It’s Been 90 Days Since the FTC Cracked Down on Express Scripts. Here Are the Questions Every Employer Should Be Asking Now.

Friends,

Three months ago the FTC issued a binding consent order against Express Scripts and Cigna. We covered it when it landed. The order is not guidance and not optional. It is a 10-year federal mandate that resets how pharmacy benefits must be priced, designed, and disclosed.

The headlines moved on. The obligations did not. And here is the uncomfortable part: most employers still sitting on a Cigna or Express Scripts arrangement have not asked a single question about whether their own plan reflects what the FTC now requires as a standard offering.

So let’s fix that. Here is your 90-day checklist. Walk through these with your PBM, your broker, and your own plan documents.

1. Are we being offered the compliant standard offering, or something worse?

The order requires Express Scripts to actively promote a compliant standard offering and spend at least $10 million a year marketing it. They are not allowed to bury it or steer you away from it. So ask directly: are we on it? If not, why not, and who made that call? If you are being sold a design that still leans on list prices and rebate guarantees, you are being sold something the FTC already flagged as the inferior option.

2. Has spread pricing been eliminated from our contract?

The order kills spread pricing for Express Scripts. If your arrangement still has the PBM keeping the difference between what the plan pays and what the pharmacy gets, that is a problem. Pull the contract. Look for it. If you cannot tell from the language, that opacity is itself the answer.
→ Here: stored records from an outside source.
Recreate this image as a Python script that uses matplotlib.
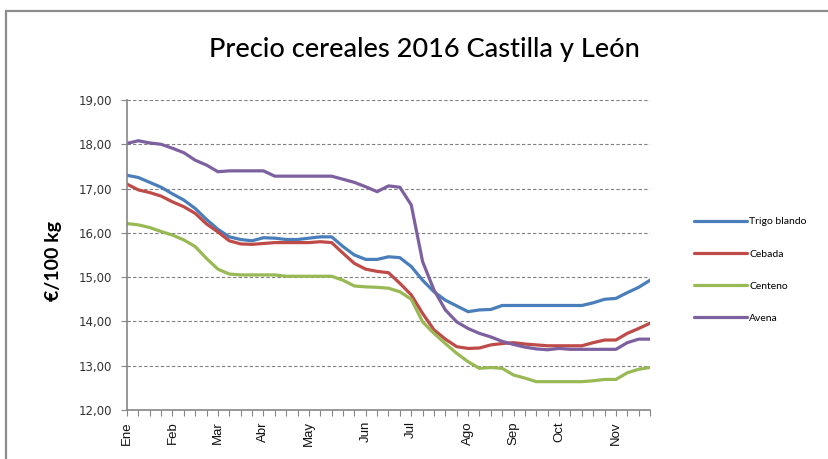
import numpy as np
import matplotlib.pyplot as plt
from matplotlib.patches import Rectangle
from matplotlib.ticker import FuncFormatter

# weekly categories (only the first week of each month is labelled)
weeks = ['Ene', '', '', '', 'Feb', '', '', '', 'Mar', '', '', '', 'Abr', '', '', '',
         'May', '', '', '', '', 'Jun', '', '', '', 'Jul', '', '', '', '', 'Ago', '',
         '', '', 'Sep', '', '', '', 'Oct', '', '', '', '', 'Nov', '', '', '']

trigo = [17.30, 17.25, 17.14, 17.03, 16.88, 16.74, 16.55, 16.30, 16.08, 15.91, 15.85, 15.82,
         15.89, 15.88, 15.85, 15.85, 15.88, 15.91, 15.91, 15.69, 15.50, 15.40, 15.40, 15.46,
         15.44, 15.24, 14.93, 14.67, 14.48, 14.35, 14.22, 14.26, 14.27, 14.36, 14.36, 14.36,
         14.36, 14.36, 14.36, 14.36, 14.36, 14.42, 14.50, 14.52, 14.65, 14.77, 14.93]
cebada = [17.10, 16.97, 16.91, 16.83, 16.70, 16.59, 16.44, 16.20, 16.02, 15.82, 15.75, 15.74,
          15.76, 15.78, 15.78, 15.78, 15.78, 15.80, 15.78, 15.54, 15.31, 15.18, 15.13, 15.10,
          14.86, 14.60, 14.18, 13.81, 13.60, 13.43, 13.39, 13.40, 13.47, 13.50, 13.52, 13.49,
          13.47, 13.45, 13.45, 13.45, 13.45, 13.52, 13.58, 13.58, 13.73, 13.84, 13.96]
centeno = [16.21, 16.18, 16.12, 16.03, 15.95, 15.84, 15.69, 15.42, 15.18, 15.07, 15.05, 15.05,
           15.05, 15.05, 15.02, 15.02, 15.02, 15.02, 15.02, 14.93, 14.80, 14.78, 14.77, 14.75,
           14.67, 14.50, 13.99, 13.73, 13.50, 13.28, 13.09, 12.94, 12.96, 12.94, 12.79, 12.72,
           12.64, 12.64, 12.64, 12.64, 12.64, 12.66, 12.69, 12.69, 12.84, 12.92, 12.96]
avena = [18.02, 18.08, 18.03, 18.00, 17.91, 17.81, 17.64, 17.53, 17.38, 17.40, 17.40, 17.40,
         17.40, 17.28, 17.28, 17.28, 17.28, 17.28, 17.28, 17.21, 17.14, 17.04, 16.93, 17.06,
         17.03, 16.63, 15.35, 14.71, 14.26, 13.99, 13.84, 13.73, 13.65, 13.55, 13.48, 13.42,
         13.38, 13.36, 13.39, 13.37, 13.37, 13.37, 13.37, 13.37, 13.52, 13.60, 13.60]

series = [('Trigo blando', trigo, '#4A7EBB'),
          ('Cebada', cebada, '#BE4B48'),
          ('Centeno', centeno, '#98B954'),
          ('Avena', avena, '#7D60A0')]

fig = plt.figure(figsize=(8.29, 4.59), dpi=100)
fig.patches.append(Rectangle((6/829, -0.1), 1.2, 1 - 11/459 + 0.1, transform=fig.transFigure,
                             fill=False, edgecolor='#8c8c8c', linewidth=1.6))

ax = fig.add_axes([127/829, 1 - 410/459, 523/829, 310/459])
x = np.arange(len(weeks))
for name, vals, col in series:
    ax.plot(x, vals, color=col, linewidth=2.3, label=name, solid_capstyle='round')

ax.set_xlim(0, len(weeks) - 1)
ax.set_ylim(12, 19)
ax.set_yticks(np.arange(12, 20))
ax.yaxis.set_major_formatter(FuncFormatter(lambda v, p: f'{v:.2f}'.replace('.', ',')))
ax.grid(axis='y', color='#808080', linestyle=(0, (3, 2)), linewidth=0.8)
ax.set_axisbelow(True)
for s in ['top', 'right']:
    ax.spines[s].set_visible(False)
for s in ['left', 'bottom']:
    ax.spines[s].set_color('#868686')
    ax.spines[s].set_linewidth(1.2)

ax.set_xticks(x)
ax.set_xticklabels(weeks, rotation=90, fontsize=9.5, family='Liberation Sans', color='#111111')
ax.tick_params(axis='x', length=4, color='#868686', pad=4)
ax.tick_params(axis='y', length=4, color='#868686', pad=7, labelsize=8.5, labelcolor='#333333')

ax.set_ylabel('€/100 kg', fontsize=14, fontweight='bold', family='Lato')
ax.yaxis.set_label_coords(-0.124, 0.48)

fig.text(424/829, 1 - 50/459, 'Precio cereales 2016 Castilla y León', ha='center', va='center',
         fontsize=19.5, family='Lato', fontweight='medium')

fig.legend(loc='center left', bbox_to_anchor=(689/829, 1 - 270/459), frameon=False,
           handlelength=5.1, handletextpad=0.2, labelspacing=2.2, borderpad=0,
           prop={'family': 'Lato', 'size': 7.5})

fig.savefig('out.png', dpi=100)
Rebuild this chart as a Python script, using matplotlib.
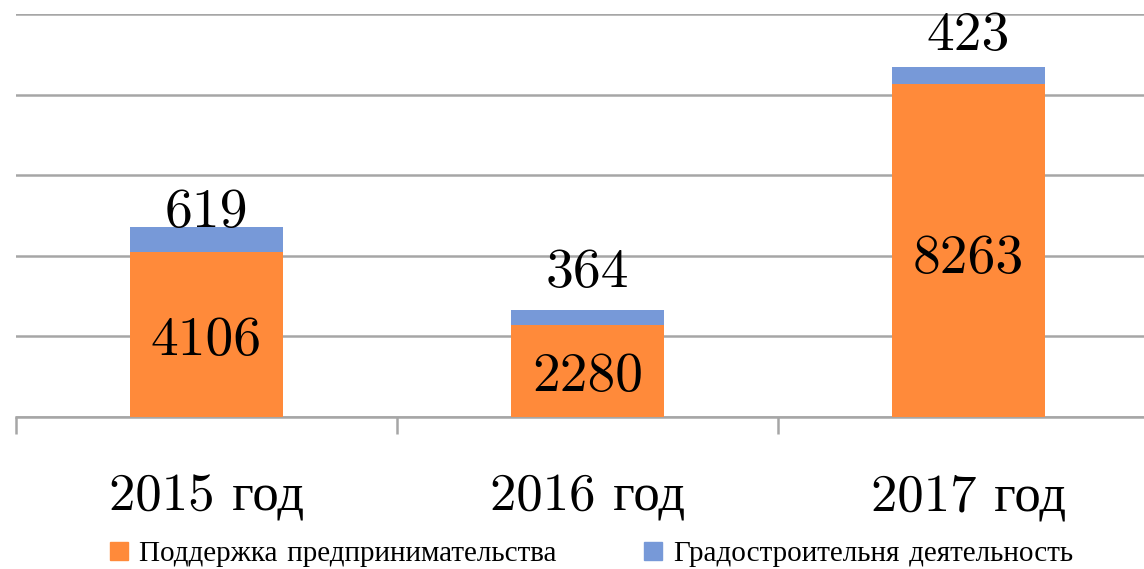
import matplotlib
matplotlib.use("Agg")
import matplotlib.pyplot as plt
import numpy as np
from matplotlib.patches import Patch

categories = ["2015 год", "2016 год", "2017 год"]
support = [4106, 2280, 8263]
urban = [619, 364, 423]
series_names = ["Поддержка предпринимательства", "Градостроительня деятельность"]

ORANGE = "#FF8A3A"
BLUE = "#7799D8"
GRID = "#A6A6A6"
FONT = ["cmr10", "Liberation Serif", "DejaVu Serif"]

fig = plt.figure(figsize=(11.44, 5.69), dpi=100)
ax = fig.add_axes([16/1144, (569-417)/569, (1159-16)/1144, (417-14)/569])
x = np.arange(len(categories))
w = 0.4
ax.bar(x, support, w, color=ORANGE, zorder=3)
ax.bar(x, urban, w, bottom=support, color=BLUE, zorder=3)

ax.set_xlim(-0.5, 2.5)
ax.set_ylim(0, 10000)
ax.set_yticks(np.arange(0, 10001, 2000))
ax.yaxis.grid(True, color=GRID, linewidth=1.8, zorder=0)
ax.tick_params(axis="y", left=False, labelleft=False)
for s in ["top", "right", "left"]:
    ax.spines[s].set_visible(False)
ax.spines["bottom"].set_color(GRID)
ax.spines["bottom"].set_linewidth(1.8)
ax.set_xticks([-0.5, 0.5, 1.5, 2.5])
ax.set_xticklabels([])
ax.tick_params(axis="x", length=12, width=1.8, color=GRID)
for xi, c in zip(x, categories):
    ax.text(xi, -0.2, c, transform=ax.get_xaxis_transform(), ha="center", va="center",
            fontsize=38, family=FONT)

inner_shift = [-170, -160, -220]
top_offsets = [340, 930, 760]
for xi, s, u, d1, d2 in zip(x, support, urban, inner_shift, top_offsets):
    ax.text(xi, s/2 + d1, str(s), ha="center", va="center", fontsize=40, family=FONT, zorder=4)
    ax.text(xi, s + u + d2, str(u), ha="center", va="center", fontsize=40, family=FONT, zorder=4)

handles = [Patch(color=ORANGE), Patch(color=BLUE)]
fig.legend(handles, series_names, loc="center", bbox_to_anchor=(0.517, (569-554)/569),
           ncol=2, frameon=False, prop={"family": FONT, "size": 21},
           handlelength=0.6, handleheight=0.6, handletextpad=0.4, columnspacing=3.0)

fig.savefig("out.png", dpi=100)
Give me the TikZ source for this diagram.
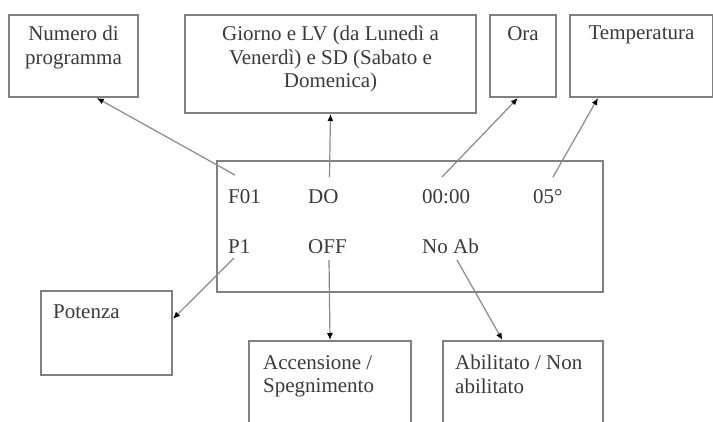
\documentclass[tikz,border=0pt]{standalone}
\usepackage{fontspec}
\setmainfont{Liberation Serif}
\usetikzlibrary{positioning,arrows.meta}
\definecolor{boxgray}{HTML}{808080}
\definecolor{linegray}{HTML}{8A8A8A}
\definecolor{txtgray}{HTML}{3A3A3A}
\tikzset{
  box/.style={draw=boxgray, line width=2pt, rectangle, inner sep=0pt, anchor=north west},
  lbl/.style={align=center, inner sep=0pt, text=txtgray, font=\fontsize{21}{23.5}\selectfont},
  val/.style={lbl, anchor=base west},
  conn/.style={draw=linegray, line width=1.2pt, -{Latex[length=7pt,width=6pt,color=black]}},
}

\begin{document}
\begin{tikzpicture}[x=1pt,y=-1pt]
\clip (0,0) rectangle (713,421);
\useasboundingbox (0,0) rectangle (713,421);

% top boxes
\node [box, minimum width=129pt, minimum height=82pt] (num) at (8,14) {};
\node [lbl, below=12pt of num.north] {Numero di\\programma};
\node [box, minimum width=291pt, minimum height=98pt] (giorno) at (184,14) {};
\node [lbl, below=12pt of giorno.north] {Giorno e LV (da Lunedì a\\Venerdì) e SD (Sabato e\\Domenica)};
\node [box, minimum width=66pt, minimum height=82pt] (ora) at (489,14) {};
\node [lbl, below=12pt of ora.north] {Ora};
\node [box, minimum width=143pt, minimum height=82pt] (temp) at (569,14) {};
\node [lbl, below=12pt of temp.north] {Temperatura};

% display
\node [box, minimum width=386pt, minimum height=131pt] (disp) at (216,160) {};
\node [val] (prog) at (228,203) {F01};
\node [val] (day) at (308,203) {DO};
\node [val] (hour) at (422,203) {00:00};
\node [val] (deg) at (533,203) {05°};
\node [val] (pow) at (228,253) {P1};
\node [val] (onoff) at (308,253) {OFF};
\node [val] (enab) at (422,253) {No Ab};

% bottom boxes
\node [box, minimum width=131pt, minimum height=84pt] (pot) at (40,290) {};
\node [lbl, align=left, below right=15pt and 13pt of pot.north west] {Potenza};
\node [box, minimum width=162pt, minimum height=100pt] (acc) at (248,340) {};
\node [lbl, align=left, below right=15pt and 15pt of acc.north west] {Accensione /\\Spegnimento};
\node [box, minimum width=160pt, minimum height=100pt] (abi) at (442,340) {};
\node [lbl, align=left, below right=15pt and 13pt of abi.north west] {Abilitato / Non\\abilitato};

% connectors
\coordinate (progup) at (235,175);
\coordinate (dayup) at (329.5,177);
\coordinate (hourup) at (442,177);
\coordinate (degup) at (553,177);
\coordinate (powdn) at (234,258);
\coordinate (onoffdn) at (329,260);
\coordinate (enabdn) at (457,260);
\draw [conn] (progup) -- (num.-61);
\draw [conn] (dayup) -- (giorno.south);
\draw [conn] (hourup) -- (ora.-97);
\draw [conn] (degup) -- (temp.-136);
\draw [conn] (powdn) -- (pot.12);
\draw [conn] (onoffdn) -- (acc.north);
\draw [conn] (enabdn) -- (abi.112);

\end{tikzpicture}
\end{document}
3. Are rebates flowing to members at the point of sale?

Manufacturer compensation can no longer be tied to inflated list prices, and rebates and discounts are supposed to reach members at the counter. Ask whether your members are seeing lower costs at the point of sale, or whether rebate dollars are still being aggregated and held somewhere upstream.

4. Are members paying more than the net cost of the drug?

The order bars charging members more out of pocket than the actual net cost. This applies to all plan types, including high deductible health plans. If your coinsurance is still calculated off list price, your members are overpaying, and the order says that practice has to stop.

5. Did anyone opt us out of the consumer-friendly programs in writing?

Express Scripts has to give plan sponsors access to cost-lowering programs, including insulin affordability and point-of-sale reductions. Employers can opt out, but only in writing, after acknowledging they are declining the better option. So ask: did we opt out of anything? If yes, who signed it, and do we still stand behind that decision? That paper trail is now part of your fiduciary record.

6. Are we getting the disclosure and reporting the order requires?

Express Scripts must provide drug-level and claim-level reporting and fully disclose compensation paid to brokers and consultants. If you are not receiving that data, request it. If your broker’s compensation has never been disclosed to you in writing, that is the thread to pull next.

Why this matters.

The FTC did not just discipline one company. It established a new baseline for what fair, reasonable, and fiduciary-aligned pharmacy benefits look like. That baseline now sits in the background of every plan sponsor’s decision, whether your vendors mention it or not.

Here is the fiduciary reality. If a compliant, more consumer-friendly standard offering exists, and you are being kept on something worse, the question is no longer just about price. It is about whether the people responsible for the plan can explain why they accepted the inferior option. Three months in, “we didn’t know” is wearing thin. Ninety days from now it will not be a defense at all.

Run the checklist. Document the answers. And if your PBM gets vague when you start asking, that vagueness is the finding.